– Она еврейка была?


– Еврейка. Муж на фронте был, с папой вместе, он врач был, а ее повесили. А перед тем двоих детей убили. Такие дети красивые были, такого возраста, как ты.


– Значит, ты еще тогда там была?


– Нет, это уже потом мне написали, что нашего врача повесили. Весь народ плакал. Она была очень хорошая.

Теперь это… С нами жила горбатенькая, ты помнишь ее? Ирина Михайловна.


– Мне было меньше двух лет, я не помню ее.


– Да, конечно не помнишь. Мы жили в одном коридоре, очень хорошая женщина, воспитательница детского дома, такого же возраста, как я. Мужа ее тоже забрали на фронт. Она и говорит: «Я скажу своей заведующей (Прасковия Васильевна ту звали), чтобы она тебя взяла с нашим детским домом. Его будут эвакуировать на север, в Красноярск. Пусть она тебя возьмет воспитательницей. Конечно, трудно тебе будет, но дети будут с тобой»…


Тут я не заметил, что кончилась пленка в магнитофоне и часть рассказа осталась незаписанной, поэтому я перескажу. Маму действительно взяли в детский дом вместе со мной и сестрой. Детский дом был эвакуирован на север, двадцать пять человек детей и имущество везли в трех «лошадиных вагонах», прицепленных к военному эшелону. Обязанностью мамы было на остановках раздобыть воду и натаскать достаточно. Никто не знал, сколько времени простоит поезд, и всегда был риск отстать от него.

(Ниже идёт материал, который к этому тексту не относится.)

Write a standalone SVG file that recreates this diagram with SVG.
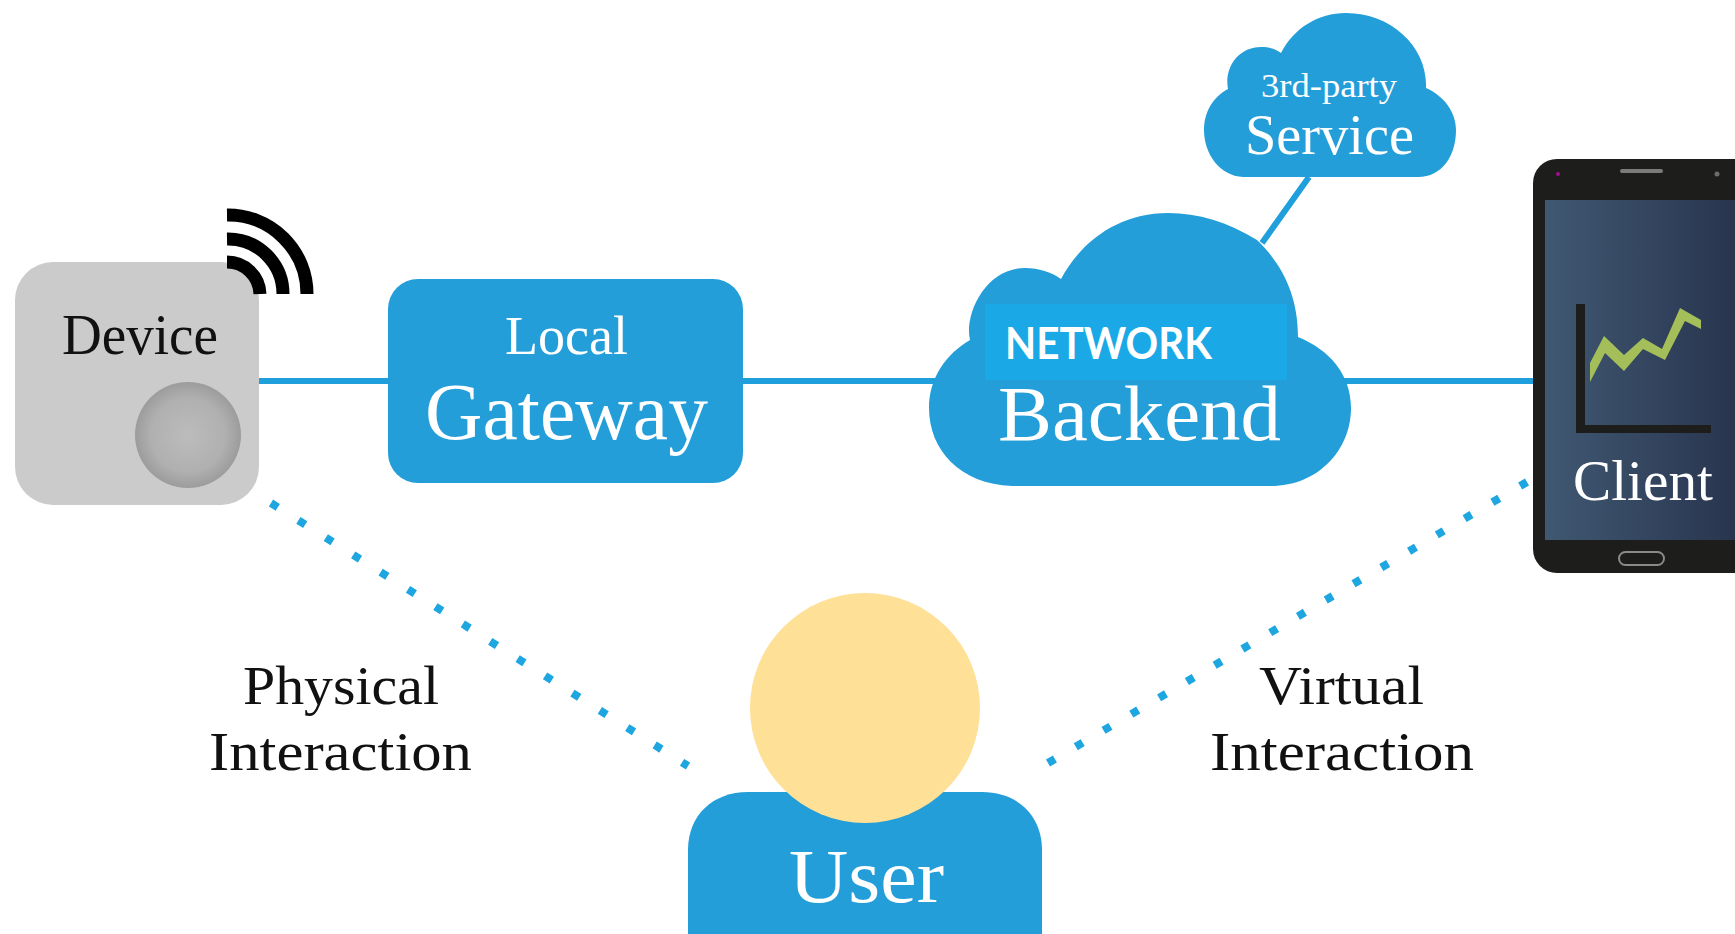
<svg xmlns="http://www.w3.org/2000/svg" width="1735" height="934" viewBox="0 0 1735 934">
<style>
.s{font-family:"Liberation Serif","DejaVu Serif",serif;text-anchor:start}
.w{fill:#fff}.k{fill:#111}
.b{fill:#239ed9}
.l{fill:none;stroke:#1f9fdc;stroke-width:6}
.d{fill:none;stroke:#1ea6e0;stroke-width:8}
.a{fill:none;stroke:#000;stroke-width:13}
</style>
<defs>
<radialGradient id="btn"><stop offset="0" stop-color="#bcbcbc"/><stop offset="0.7" stop-color="#b0b0b0"/><stop offset="1" stop-color="#9c9c9c"/></radialGradient>
<linearGradient id="scr" x1="0" x2="1" y1="0" y2="0"><stop offset="0" stop-color="#405872"/><stop offset="1" stop-color="#29354f"/></linearGradient>
</defs>
<rect width="1735" height="934" fill="#fff"/>
<g id="connectors">
<path class="l" d="M259 381H388M743 381H940M1340 381H1533M1309 177L1262 243"/>
<path class="d" stroke-dasharray="8 24.4" d="M271 503L688 766"/>
<path class="d" stroke-dasharray="8 24.2" d="M1048 763L1527 482"/>
</g>
<g id="device">
<rect x="15" y="262" width="244" height="243" rx="38" fill="#cbcbcb"/>
<circle cx="188" cy="435" r="53" fill="url(#btn)"/>
<path class="a" d="M227 215A79 79 0 0 1 307 294M227 239A55 55 0 0 1 283 294M227 262A33 33 0 0 1 260 294"/>
<text class="s k" x="62" y="354" font-size="58" textLength="156" lengthAdjust="spacingAndGlyphs">Device</text>
</g>
<g id="gateway">
<rect class="b" x="388" y="279" width="355" height="204" rx="30"/>
<text class="s w" x="505" y="354" font-size="54" textLength="123" lengthAdjust="spacingAndGlyphs">Local</text>
<text class="s w" x="425" y="439" font-size="80" textLength="283" lengthAdjust="spacingAndGlyphs">Gateway</text>
</g>
<g id="backend">
<path class="b" d="M1012 486C960 484 929 450 929 408C929 378 946 354 970 340C964 315 985 268 1025 268C1039 268 1051 272 1061 279C1082 240 1120 213 1168 213C1198 213 1228 222 1257 240C1282 264 1298 295 1298 337C1330 350 1351 375 1351 408C1351 450 1318 486 1271 486Z"/>
<rect x="985" y="304" width="302" height="76" fill="#1aa9e6"/>
<text x="1005" y="359" font-family="Lato,'Noto Sans',sans-serif" font-weight="700" font-size="44" fill="#fff" textLength="207" lengthAdjust="spacingAndGlyphs">NETWORK</text>
<text class="s w" x="998" y="440" font-size="78" textLength="283" lengthAdjust="spacingAndGlyphs">Backend</text>
</g>
<g id="service">
<path class="b" d="M1243 177C1220 176 1204 154 1204 130C1204 112 1213 97 1228 89C1224 68 1238 47 1261 47C1269 47 1276 49 1281 53C1294 28 1318 13 1346 13C1392 13 1428 48 1426 88C1444 96 1456 112 1456 130C1456 156 1442 177 1418 177Z"/>
<text class="s w" x="1261" y="97" font-size="34" textLength="136" lengthAdjust="spacingAndGlyphs">3rd-party</text>
<text class="s w" x="1245" y="154" font-size="56" textLength="169" lengthAdjust="spacingAndGlyphs">Service</text>
</g>
<g id="client">
<rect x="1533" y="159" width="240" height="414" rx="24" fill="#1d1d1b"/>
<rect x="1545" y="200" width="190" height="340" fill="url(#scr)"/>
<rect x="1620" y="169" width="43" height="4" rx="2" fill="#7b7b7b"/>
<circle cx="1558" cy="174" r="2" fill="#a0108a"/>
<circle cx="1717" cy="174" r="2.5" fill="#6d6d6d"/>
<rect x="1619" y="552" width="45" height="13" rx="6.5" fill="#1d1d1b" stroke="#8a8a8a" stroke-width="2"/>
<path fill="#1d1d1b" d="M1576 304H1585V425H1711V433H1576Z"/>
<polygon fill="#a4bf5a" points="1590,363 1604,336 1624,355 1643,338 1662,349 1680,308 1701,320 1701,329 1685,321 1665,360 1643,349 1624,371 1605,353 1590,382"/>
<text class="s w" x="1573" y="500" font-size="57" textLength="140" lengthAdjust="spacingAndGlyphs">Client</text>
</g>
<g id="user">
<path class="b" d="M688 934V850C688 815 713 792 748 792H982C1017 792 1042 815 1042 850V934Z"/>
<circle cx="865" cy="708" r="115" fill="#fee097"/>
<text class="s w" x="789" y="902" font-size="76" textLength="155" lengthAdjust="spacingAndGlyphs">User</text>
</g>
<g id="physical">
<text class="s k" x="243" y="704" font-size="54" textLength="196" lengthAdjust="spacingAndGlyphs">Physical</text>
<text class="s k" x="209" y="770" font-size="54" textLength="263" lengthAdjust="spacingAndGlyphs">Interaction</text>
</g>
<g id="virtual">
<text class="s k" x="1259" y="704" font-size="54" textLength="165" lengthAdjust="spacingAndGlyphs">Virtual</text>
<text class="s k" x="1210" y="770" font-size="54" textLength="264" lengthAdjust="spacingAndGlyphs">Interaction</text>
</g>
</svg>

К несчастью, я сразу же заболел коклюшем и так сильно кашлял, что у меня выскакивала кишка. Фельдшера и лекарств не было, мама сама вставляла мне кишку на место. Коклюш заразная детская болезнь, и мое присутствие в вагоне было опасно для окружающих. Я лежал в углу вагона, а все дети сидели в противоположном, чтобы было меньше шансов заразиться. Думали, что целесообразнее выбросить меня из вагона ради спасения остальных или надеяться, что Бог сделает чудо и все благополучно доедут. И вот однажды на одной из остановок, когда мама уже перелезла с ведрами воды между колесами вагона по эту сторону железной дороги, – поезд тронулся.


…и один военный хотел поднять лестницу и кричит мне: «Бросай вёдра!», показывает, чтобы я бросила. Вёдра я бросила, а он кричит, машет: «Скорей-скорей, пока лестницу не поднял!» Еще секунда, и я бы осталась.

Поднял лестницу, закрыл солдатскую дверь лошадиную, и темнота. Сплошная темнота. Вонища. Мужики на нарах, не видно, где они там лежат. Но он сидит вот тут на дверях, пожилой уже какой-то. Мне теперь кажется, что он пожилой, он, наверное, не был пожилой, был солдат, сержант или кто он был там, он их вез отдыхать на север. Я стою, меня от холода и страстей пережитых всю трясет. А он говорит: «Успокойся, успокойся, ты уже села. Откуда ты, что?» – начал меня расспрашивать.

Я рассказываю: «Три вагона из детского дома, мы везем детей в Красноярск. И у меня двое маленьких детей, год семь месяцев и четыре года. Ни у кого больше нет маленьких, только у меня. Я воду должна носить. Другая, горбатенькая, она варит, а я воду ношу, чтобы наварить на такую ораву три раза в день и мыть, мыть, мыть». Корыто было, и мы всё детей купали.

И когда я ему это рассказываю, там уже солдаты: «А, тебе баба нужна! Мы три дня, три ночи не евши не пивши, у нас портянки присохли, сапоги к ногам пристали, а ты уже баб!.. Как ты мог в военное время взять бабу, поднять? Да откуда ты знаешь, что она тебе наговорит? Это, может, шпионка, она нас тут всех подорвет. Сбрось ее!» А он говорит: «Подождите, будет остановка, мы проверим, кто она, с детского дома или нет».

Меня всю трясет, я ничего не могу, а он говорит: «Скоро будет остановка, мы вылезем. Они могут и сбросить, настолько обозлены, что их нигде не кормят и с фронта прямо. Их как в бочки селедку натолкали. Как только будет остановка, прыгай, а я за тобой! И мы зайдем на паровоз, узнаем, кто едет, потому что неизвестно, сколько будет стоять, чтобы добежать до вас. Тут везут военное снаряжение, танки».